Так я поняла, что значит лежать, отвернувшись лицом к стенке и ничего не хотеть. Проснувшись, я каждый день ставила себе задачи: встать, почистить зубы, расчесаться, позавтракать и продолжала лежать. Так прошел месяц. Дальше надо было решать: хочу ли я вернуться к жизни или получать инвалидность. Но я не могла и не хотела ничего решать. Зачем? Если ничего не изменить.
Меня перевезли на море, где ждали сын с его невестой. В их задачи входило не только обслуживание больного человека, что очень непросто, куда сложнее было пробудить во мне интерес к жизни и попробовать заставить двигаться.
Несколько шагов, потом еще. Спуститься держась обеими руками за следующую ступеньку, пройти до угла. Потом до моря: обливаясь потом, на трясущихся ногах я шла и шипела, что они «мучители, не любят, что они меня хотят моей смерти» (для справки: желающая мне гибели Катюша ростом 150 см). Дети упрямо вели меня вперед. И обратно. Пришла пора ехать домой.

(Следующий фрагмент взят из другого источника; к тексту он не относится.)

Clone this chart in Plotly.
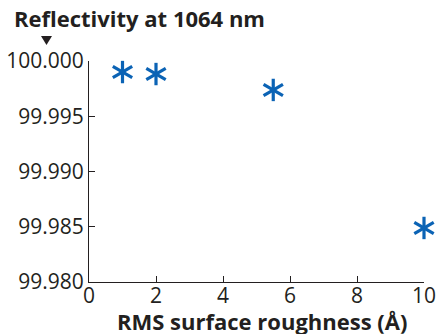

Возвращаться не хотелось. Надо было учиться заново всему. Мы даже представить себе не можем, сколько действий в день производим автоматически. И как трудно выполнить их, очутившись куколкой в теле бабочки.
Например, встать со стула. В первый раз на это ушло около 40 минут и столько сил, что после этого надо было срочно лечь. Оказалось, что перекинуть (скорее, перетащить руками) ногу в ванную еще можно, а из ванны – никак. Нога застревает на половине, запутывается в занавеске, и ты падаешь.
Слегка набравшись сил, я попробовала приготовить себе завтрак. Для яичницы требовалась сковородка, стоявшая на нижней полке. Я быстро (как мне казалось) села на корточки и… подняться уже не могла. Пришлось встать на четвереньки, потом искать точки опоры в стенках полок. Закрыть замок в двери сил тоже не хватало, а в метро со мной приключилась истерика.
Каждое препятствие я брала с боем. Но – брала. «Помочь?» – постоянно волновались окружающие. «Сама».
Я не обрывала разговор, просто не было сил на долгие объяснения. Но помощь все же требовалась: надо было гулять со мной. Несколько раз в день сын выгуливал меня по улицам. 10, 15 минут, полчаса. Он гулял и верил, что мне станет лучше. Он же уговорил дойти до спортивного зала.
На первом занятии я с трудом села на велотренажер, мы с тренером в четыре руки пытались поставить мои ноги на педали. Сейчас я освоила 6 тренажеров. Стараюсь заниматься без бандажа, чтобы укрепить те места, где у обычных людей находятся мышцы. Встала на беговую дорожку. Прошла 113 калорий.
«У тебя все прошло?» – спросили меня недавно. Не прошло, и я пока не знаю, пройдет ли когда-нибудь. Ровно год боль присутствует в моей жизни круглые сутки. На каком бы удобном кресле я ни сидела, даже во сне. А когда я иду, всегда вспоминаю Русалочку, выпросившую себе ноги и заплатившую за Дар тем, что «каждый раз, как ноги ее касались земли, ей было так больно, как будто она ступала на острые ножи».
Но я хожу, а не лежу лицом к стене. И не только до фитнеса, я снова хожу на работу, на выставки, в кафе, в гости. По острым ножам я делаю шаг, другой, десятый… Единственное, куда я не пошла – оформлять инвалидность.
У меня в программе жизни осталось немало пунктов. Есть второстепенные, есть задачи поважнее. И самые главные: примириться с новой жизнью, привыкнуть к новому телу, которое я пока считаю чужим и уродливым. И – суметь полюбить себя. Иначе не смогу любить ближнего.